Can you transcribe every line exactly and leave the pictures behind?

────────

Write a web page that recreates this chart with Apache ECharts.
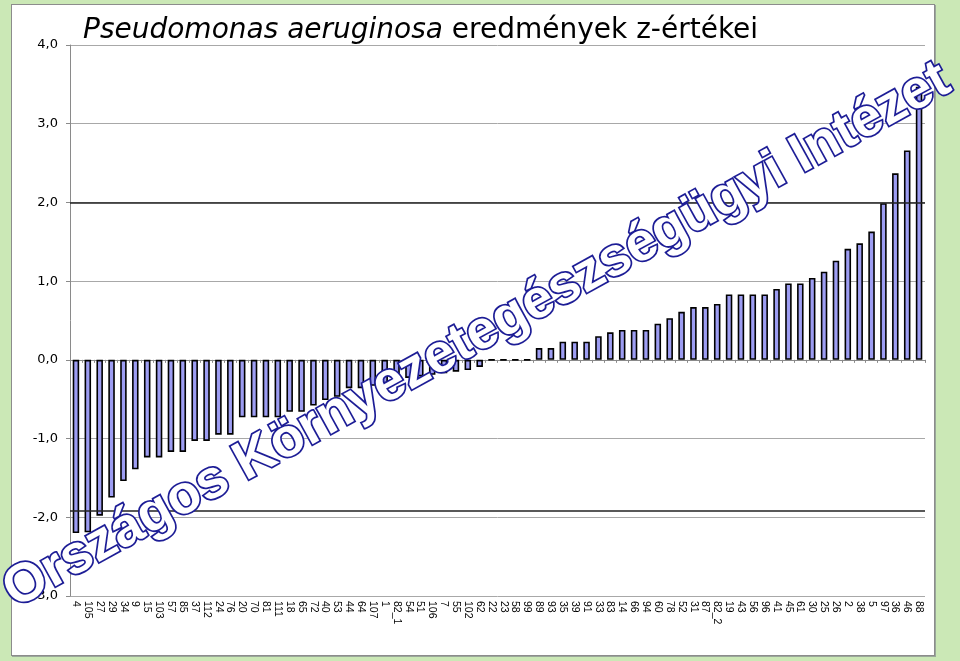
<!DOCTYPE html>
<html>
<head>
<meta charset="utf-8">
<script src="https://cdn.jsdelivr.net/npm/echarts@6/dist/echarts.min.js"></script>
<style>
html,body{margin:0;padding:0;background:#cbe8b6;}
#frame{position:absolute;left:11px;top:4px;width:922px;height:650px;background:#fff;border:1px solid #8c8c8c;box-shadow:1px 1px 0 #9aa89a;}
#chart{position:absolute;left:0;top:0;width:960px;height:661px;}
</style>
</head>
<body>
<div id="frame"></div>
<div id="chart"></div>
<script>
const categories = ['4','105','27','29','34','9','15','103','57','85','37','112','24','76','20','70','81','111','18','65','72','40','53','44','64','107','1','82_1','54','51','106','7','55','102','62','22','23','58','99','89','93','35','39','91','33','83','14','66','94','60','78','52','31','87','82_2','19','43','56','96','41','45','61','30','25','26','2','38','5','97','36','46','88'];
const zValues = [-2.20,-2.19,-1.98,-1.75,-1.54,-1.39,-1.24,-1.24,-1.17,-1.17,-1.03,-1.03,-0.95,-0.95,-0.73,-0.73,-0.73,-0.73,-0.66,-0.66,-0.58,-0.51,-0.47,-0.36,-0.36,-0.33,-0.30,-0.27,-0.23,-0.21,-0.19,-0.17,-0.15,-0.13,-0.09,0,0,0,0,0.15,0.15,0.23,0.23,0.23,0.30,0.35,0.38,0.38,0.38,0.46,0.53,0.61,0.67,0.67,0.71,0.83,0.83,0.83,0.83,0.90,0.97,0.97,1.04,1.12,1.26,1.41,1.48,1.63,1.99,2.37,2.66,3.47];
const refLines = [2, -1.92];
const yTicks = {min: -3, max: 4, interval: 1};
const titleItalic = 'Pseudomonas aeruginosa';
const titleNormal = ' eredmények z-értékei';
const watermark = 'Országos Környezetegészségügyi Intézet';

const chart = echarts.init(document.getElementById('chart'), null, {renderer: 'canvas'});
chart.setOption({
  animation: false,
  backgroundColor: 'transparent',
  title: {
    text: '{i|' + titleItalic + '}{n|' + titleNormal + '}',
    left: 78, top: 12,
    textStyle: {
      rich: {
        i: {fontFamily: 'DejaVu Sans', fontStyle: 'italic', fontWeight: 'normal', fontSize: 28, color: '#000'},
        n: {fontFamily: 'DejaVu Sans', fontWeight: 'normal', fontSize: 28, color: '#000'}
      }
    }
  },
  grid: {left: 70, right: 35, top: 45, bottom: 65, containLabel: false},
  xAxis: [
    {
      type: 'category', data: categories, position: 'bottom',
      axisLine: {show: false, onZero: false},
      axisTick: {show: false},
      axisLabel: {interval: 0, rotate: -90, fontSize: 10.5, fontFamily: 'Liberation Sans', color: '#000', margin: 5},
      splitLine: {show: false}
    },
    {
      type: 'category', data: categories, position: 'bottom',
      axisLine: {show: true, onZero: true, lineStyle: {color: '#8a8a8a', width: 1}},
      axisTick: {show: true, length: 3, inside: false, interval: 0, lineStyle: {color: '#8a8a8a'}},
      axisLabel: {show: false},
      splitLine: {show: false}
    }
  ],
  yAxis: {
    type: 'value', min: yTicks.min, max: yTicks.max, interval: yTicks.interval,
    axisLine: {show: true, lineStyle: {color: '#8a8a8a', width: 1}},
    axisTick: {show: true, length: 4, lineStyle: {color: '#8a8a8a'}},
    axisLabel: {
      fontFamily: 'DejaVu Sans', fontSize: 13, color: '#000', margin: 12,
      formatter: v => v.toFixed(1).replace('.', ',')
    },
    splitLine: {show: true, lineStyle: {color: '#a8a8a8', width: 1}}
  },
  series: [{
    type: 'bar', xAxisIndex: 0, data: zValues, barWidth: 6.5,
    itemStyle: {color: '#9d9df2', borderColor: '#000', borderWidth: 1.6},
    markLine: {
      silent: true, symbol: 'none', label: {show: false},
      lineStyle: {color: '#222', width: 1.6, type: 'solid'},
      data: refLines.map(v => ({yAxis: v}))
    }
  }],
  graphic: [{
    type: 'text', z: 100,
    x: 477, y: 336, rotation: 0.505,
    style: {
      text: watermark,
      fontFamily: 'Liberation Sans', fontWeight: 'bold', fontSize: 54.5,
      fill: '#ffffff', stroke: '#1d1d96', lineWidth: 3.5,
      shadowColor: 'rgba(40,40,140,0.45)', shadowBlur: 3, shadowOffsetX: 1.5, shadowOffsetY: 1.5,
      align: 'center', verticalAlign: 'middle'
    }
  }]
});
</script>
</body>
</html>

────────

The response.
Write a web page that recreates this chart with Apache ECharts.
<!DOCTYPE html>
<html>
<head>
<meta charset="utf-8">
<script src="https://cdn.jsdelivr.net/npm/echarts@6/dist/echarts.min.js"></script>
<style>
html,body{margin:0;padding:0;background:#cbe8b6;}
#frame{position:absolute;left:11px;top:4px;width:922px;height:650px;background:#fff;border:1px solid #8c8c8c;box-shadow:1px 1px 0 #9aa89a;}
#chart{position:absolute;left:0;top:0;width:960px;height:661px;}
</style>
</head>
<body>
<div id="frame"></div>
<div id="chart"></div>
<script>
const categories = ['4','105','27','29','34','9','15','103','57','85','37','112','24','76','20','70','81','111','18','65','72','40','53','44','64','107','1','82_1','54','51','106','7','55','102','62','22','23','58','99','89','93','35','39','91','33','83','14','66','94','60','78','52','31','87','82_2','19','43','56','96','41','45','61','30','25','26','2','38','5','97','36','46','88'];
const zValues = [-2.20,-2.19,-1.98,-1.75,-1.54,-1.39,-1.24,-1.24,-1.17,-1.17,-1.03,-1.03,-0.95,-0.95,-0.73,-0.73,-0.73,-0.73,-0.66,-0.66,-0.58,-0.51,-0.47,-0.36,-0.36,-0.33,-0.30,-0.27,-0.23,-0.21,-0.19,-0.17,-0.15,-0.13,-0.09,0,0,0,0,0.15,0.15,0.23,0.23,0.23,0.30,0.35,0.38,0.38,0.38,0.46,0.53,0.61,0.67,0.67,0.71,0.83,0.83,0.83,0.83,0.90,0.97,0.97,1.04,1.12,1.26,1.41,1.48,1.63,1.99,2.37,2.66,3.47];
const refLines = [2, -1.92];
const yTicks = {min: -3, max: 4, interval: 1};
const titleItalic = 'Pseudomonas aeruginosa';
const titleNormal = ' eredmények z-értékei';
const watermark = 'Országos Környezetegészségügyi Intézet';

const chart = echarts.init(document.getElementById('chart'), null, {renderer: 'canvas'});
chart.setOption({
  animation: false,
  backgroundColor: 'transparent',
  title: {
    text: '{i|' + titleItalic + '}{n|' + titleNormal + '}',
    left: 78, top: 12,
    textStyle: {
      rich: {
        i: {fontFamily: 'DejaVu Sans', fontStyle: 'italic', fontWeight: 'normal', fontSize: 28, color: '#000'},
        n: {fontFamily: 'DejaVu Sans', fontWeight: 'normal', fontSize: 28, color: '#000'}
      }
    }
  },
  grid: {left: 70, right: 35, top: 45, bottom: 65, containLabel: false},
  xAxis: [
    {
      type: 'category', data: categories, position: 'bottom',
      axisLine: {show: false, onZero: false},
      axisTick: {show: false},
      axisLabel: {interval: 0, rotate: -90, fontSize: 10.5, fontFamily: 'Liberation Sans', color: '#000', margin: 5},
      splitLine: {show: false}
    },
    {
      type: 'category', data: categories, position: 'bottom',
      axisLine: {show: true, onZero: true, lineStyle: {color: '#8a8a8a', width: 1}},
      axisTick: {show: true, length: 3, inside: false, interval: 0, lineStyle: {color: '#8a8a8a'}},
      axisLabel: {show: false},
      splitLine: {show: false}
    }
  ],
  yAxis: {
    type: 'value', min: yTicks.min, max: yTicks.max, interval: yTicks.interval,
    axisLine: {show: true, lineStyle: {color: '#8a8a8a', width: 1}},
    axisTick: {show: true, length: 4, lineStyle: {color: '#8a8a8a'}},
    axisLabel: {
      fontFamily: 'DejaVu Sans', fontSize: 13, color: '#000', margin: 12,
      formatter: v => v.toFixed(1).replace('.', ',')
    },
    splitLine: {show: true, lineStyle: {color: '#a8a8a8', width: 1}}
  },
  series: [{
    type: 'bar', xAxisIndex: 0, data: zValues, barWidth: 6.5,
    itemStyle: {color: '#9d9df2', borderColor: '#000', borderWidth: 1.6},
    markLine: {
      silent: true, symbol: 'none', label: {show: false},
      lineStyle: {color: '#222', width: 1.6, type: 'solid'},
      data: refLines.map(v => ({yAxis: v}))
    }
  }],
  graphic: [{
    type: 'text', z: 100,
    x: 477, y: 336, rotation: 0.505,
    style: {
      text: watermark,
      fontFamily: 'Liberation Sans', fontWeight: 'bold', fontSize: 54.5,
      fill: '#ffffff', stroke: '#1d1d96', lineWidth: 3.5,
      shadowColor: 'rgba(40,40,140,0.45)', shadowBlur: 3, shadowOffsetX: 1.5, shadowOffsetY: 1.5,
      align: 'center', verticalAlign: 'middle'
    }
  }]
});
</script>
</body>
</html>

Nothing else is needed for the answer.